Goal:
Copy from the first line below down to and including the line with "import pandas as pd". Skip the pictures.

Dataset content:

--------------------------------

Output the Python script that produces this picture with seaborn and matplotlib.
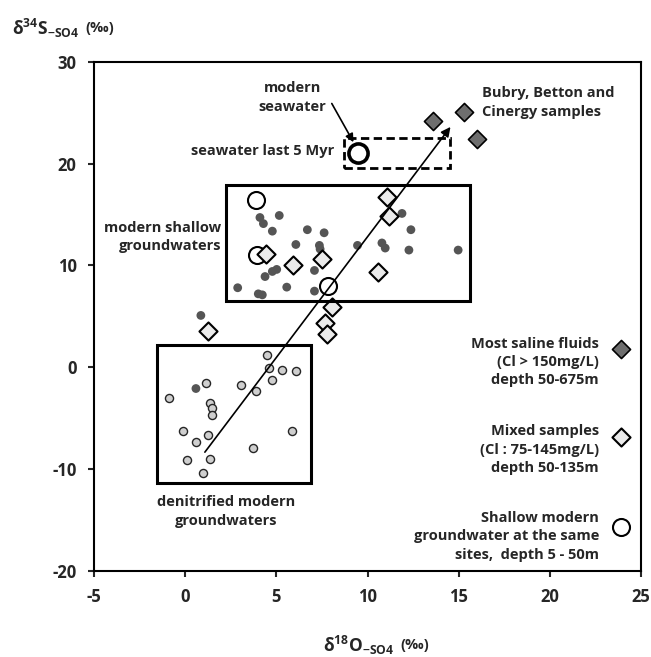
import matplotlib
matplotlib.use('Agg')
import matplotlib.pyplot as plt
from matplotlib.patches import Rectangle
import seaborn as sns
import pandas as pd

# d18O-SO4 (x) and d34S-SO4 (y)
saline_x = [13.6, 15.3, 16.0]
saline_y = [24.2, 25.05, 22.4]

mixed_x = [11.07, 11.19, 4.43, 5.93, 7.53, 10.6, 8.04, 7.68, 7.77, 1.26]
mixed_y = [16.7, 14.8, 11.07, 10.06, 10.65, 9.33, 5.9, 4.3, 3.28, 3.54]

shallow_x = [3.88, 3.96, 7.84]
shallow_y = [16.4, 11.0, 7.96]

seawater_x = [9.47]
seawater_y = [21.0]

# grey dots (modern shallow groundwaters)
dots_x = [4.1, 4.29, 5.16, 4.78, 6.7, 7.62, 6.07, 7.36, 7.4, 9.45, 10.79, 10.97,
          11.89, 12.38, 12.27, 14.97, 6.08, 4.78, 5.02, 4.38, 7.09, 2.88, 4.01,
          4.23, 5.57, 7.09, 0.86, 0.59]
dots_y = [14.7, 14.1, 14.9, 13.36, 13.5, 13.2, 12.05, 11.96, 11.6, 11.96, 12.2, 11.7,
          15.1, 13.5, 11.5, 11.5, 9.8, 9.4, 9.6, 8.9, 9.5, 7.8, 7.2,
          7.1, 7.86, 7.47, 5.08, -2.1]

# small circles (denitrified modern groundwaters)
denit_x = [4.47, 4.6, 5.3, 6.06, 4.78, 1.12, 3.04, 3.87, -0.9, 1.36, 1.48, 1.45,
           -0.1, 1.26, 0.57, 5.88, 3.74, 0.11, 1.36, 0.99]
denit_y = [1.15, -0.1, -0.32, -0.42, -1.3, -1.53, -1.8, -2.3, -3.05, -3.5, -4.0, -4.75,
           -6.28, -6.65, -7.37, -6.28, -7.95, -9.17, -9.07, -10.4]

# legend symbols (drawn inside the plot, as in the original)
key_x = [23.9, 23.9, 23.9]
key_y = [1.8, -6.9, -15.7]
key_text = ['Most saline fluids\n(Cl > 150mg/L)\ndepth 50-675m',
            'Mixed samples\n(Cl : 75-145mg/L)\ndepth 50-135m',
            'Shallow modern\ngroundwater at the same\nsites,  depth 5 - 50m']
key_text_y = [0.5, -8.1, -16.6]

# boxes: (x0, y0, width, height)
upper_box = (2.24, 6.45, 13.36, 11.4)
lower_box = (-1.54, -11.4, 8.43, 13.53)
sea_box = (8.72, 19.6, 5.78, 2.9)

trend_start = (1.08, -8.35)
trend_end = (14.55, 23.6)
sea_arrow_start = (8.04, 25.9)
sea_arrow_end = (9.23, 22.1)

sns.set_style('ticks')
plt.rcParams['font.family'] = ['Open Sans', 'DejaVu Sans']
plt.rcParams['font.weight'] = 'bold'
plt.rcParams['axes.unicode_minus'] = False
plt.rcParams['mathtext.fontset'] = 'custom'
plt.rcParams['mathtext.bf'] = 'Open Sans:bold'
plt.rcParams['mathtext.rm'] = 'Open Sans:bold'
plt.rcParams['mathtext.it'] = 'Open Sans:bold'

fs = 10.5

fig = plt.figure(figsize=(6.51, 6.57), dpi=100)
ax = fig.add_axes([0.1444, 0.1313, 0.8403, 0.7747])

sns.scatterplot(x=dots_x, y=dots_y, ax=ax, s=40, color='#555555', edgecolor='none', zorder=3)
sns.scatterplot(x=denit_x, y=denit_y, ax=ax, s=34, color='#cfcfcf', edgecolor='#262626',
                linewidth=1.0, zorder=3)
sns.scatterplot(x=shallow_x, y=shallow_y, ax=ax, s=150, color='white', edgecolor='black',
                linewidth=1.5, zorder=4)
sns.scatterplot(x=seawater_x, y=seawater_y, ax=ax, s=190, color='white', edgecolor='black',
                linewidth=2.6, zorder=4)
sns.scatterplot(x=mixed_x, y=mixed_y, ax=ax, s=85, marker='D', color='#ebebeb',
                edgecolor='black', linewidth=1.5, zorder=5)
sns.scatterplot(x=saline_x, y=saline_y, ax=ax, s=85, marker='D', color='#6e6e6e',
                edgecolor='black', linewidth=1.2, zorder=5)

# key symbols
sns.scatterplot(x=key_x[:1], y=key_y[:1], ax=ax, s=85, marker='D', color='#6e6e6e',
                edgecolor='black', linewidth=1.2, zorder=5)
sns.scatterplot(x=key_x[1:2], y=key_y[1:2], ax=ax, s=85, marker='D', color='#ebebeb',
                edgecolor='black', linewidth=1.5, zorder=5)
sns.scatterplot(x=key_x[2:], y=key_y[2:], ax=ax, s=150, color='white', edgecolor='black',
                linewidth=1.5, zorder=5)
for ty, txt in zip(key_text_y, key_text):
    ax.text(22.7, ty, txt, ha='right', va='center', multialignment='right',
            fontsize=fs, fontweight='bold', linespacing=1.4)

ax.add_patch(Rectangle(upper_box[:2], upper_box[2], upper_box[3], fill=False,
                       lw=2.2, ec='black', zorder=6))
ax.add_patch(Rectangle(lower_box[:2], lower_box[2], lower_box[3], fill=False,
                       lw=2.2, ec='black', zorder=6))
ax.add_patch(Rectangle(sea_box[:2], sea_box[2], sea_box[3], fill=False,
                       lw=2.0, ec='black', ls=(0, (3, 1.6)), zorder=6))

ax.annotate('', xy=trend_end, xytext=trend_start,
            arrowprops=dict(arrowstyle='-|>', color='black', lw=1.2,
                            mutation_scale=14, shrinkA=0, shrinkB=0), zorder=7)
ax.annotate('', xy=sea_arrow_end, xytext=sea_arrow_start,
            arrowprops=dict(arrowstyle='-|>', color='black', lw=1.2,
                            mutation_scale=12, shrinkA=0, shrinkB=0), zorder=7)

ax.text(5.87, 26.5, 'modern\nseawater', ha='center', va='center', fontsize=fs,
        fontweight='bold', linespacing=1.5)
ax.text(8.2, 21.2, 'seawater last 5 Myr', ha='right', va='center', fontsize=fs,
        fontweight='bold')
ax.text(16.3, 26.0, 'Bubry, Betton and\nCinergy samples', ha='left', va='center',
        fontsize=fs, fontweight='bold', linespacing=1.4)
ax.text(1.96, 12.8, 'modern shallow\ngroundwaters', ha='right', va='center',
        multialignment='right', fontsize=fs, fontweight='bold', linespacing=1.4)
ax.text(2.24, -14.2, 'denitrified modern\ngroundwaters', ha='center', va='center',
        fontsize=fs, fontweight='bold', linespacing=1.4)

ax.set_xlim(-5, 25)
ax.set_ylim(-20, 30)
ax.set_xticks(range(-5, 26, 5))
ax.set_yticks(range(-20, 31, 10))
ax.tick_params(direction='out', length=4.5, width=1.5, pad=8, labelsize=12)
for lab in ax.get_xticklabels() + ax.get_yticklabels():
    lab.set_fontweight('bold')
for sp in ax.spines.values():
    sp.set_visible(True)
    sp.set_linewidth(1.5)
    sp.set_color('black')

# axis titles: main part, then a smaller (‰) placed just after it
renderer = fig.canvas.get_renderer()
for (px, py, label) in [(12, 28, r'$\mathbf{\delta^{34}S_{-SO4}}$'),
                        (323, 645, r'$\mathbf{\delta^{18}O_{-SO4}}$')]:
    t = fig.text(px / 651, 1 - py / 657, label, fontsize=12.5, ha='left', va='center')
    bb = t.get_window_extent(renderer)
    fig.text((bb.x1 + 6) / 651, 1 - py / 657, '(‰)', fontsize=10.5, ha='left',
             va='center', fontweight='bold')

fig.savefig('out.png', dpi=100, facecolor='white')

--------------------------------

Answer to this problem:
Output the Python script that produces this picture with seaborn and matplotlib.
import matplotlib
matplotlib.use('Agg')
import matplotlib.pyplot as plt
from matplotlib.patches import Rectangle
import seaborn as sns
import pandas as pd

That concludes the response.